At the SLAC conference, the main theoretical talk was one by Savas Dimopoulos on New Models about his work with Arkani-Hamed on split supersymmetry and models where both the cosmological constant and the weak scale are anthropically determined aspects of the “Landscape”. There increasingly seems to be a disconnect between the experimentalists planning experiments at the LHC and ILC, whose plans often revolve around the search for low-energy supersymmetry, and the string theory inspired theorists, who are spending their time wandering around the landscape. From the landscape point of view, it seems that low-energy supersymmetry is extremely unlikely.
For more from theorists wandering around the landscape, see the talks at this week’s Workshop on N=1 Compactications at the Fields Institute in Toronto. The talks from this workshop are starting to become available on-line. Next week there will be even more of this at the Fields Institute, as it hosts a Workshop on String Phenomenology.

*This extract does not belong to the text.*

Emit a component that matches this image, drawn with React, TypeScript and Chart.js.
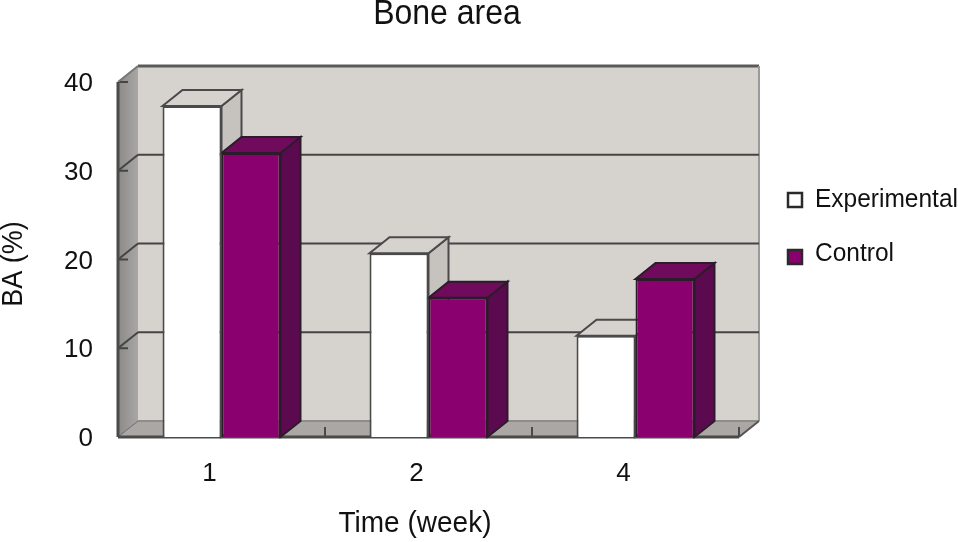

Peter, you should know that Savas and Nima are still leaders in SUSY phenomenology, and if they try something along different lines, it’s because they have broad interests.
Similar things apply to Shamit.
DRL:
I aready posted something about this paper a few days ago. I pointed out that:
1.There is no credible experimental evidence for Casimir force or for vacuum energy. The calculated vacuum energy, which is 10^120 times too big so it does not exist.
2.The Casimir force is supposed to be inverse proportional to the FOURTH power of the gap. Such a sensitive dependency on distance can not be measured by balance of force of balancing a torque, as the Lamoreaux method. His experiment, (which he himself) admittedly conducted using $300 lab scratch materials, can not be trusted.
Quantoken
Flash
On SPR, T Larsson points to an interesting paper by Jaffe, which argues that the Casimir effect has no direct bearing on the issue of zero-point fluctuations:
http://www.arxiv.org/abs/hep-th/0503158
Some sanity! Hope! Of course, some of us are not surprised.
-drl
“From the landscape point of view, it seems that low-energy supersymmetry is extremely unlikely.”
Enh. The landscape can tell you pretty much whatever you want it to.
Maybe China could be persuaded to finance the ILC, instead of increasing its defence budget by 12.6% over last year? The increase amounts to about 3.4 billion dollars.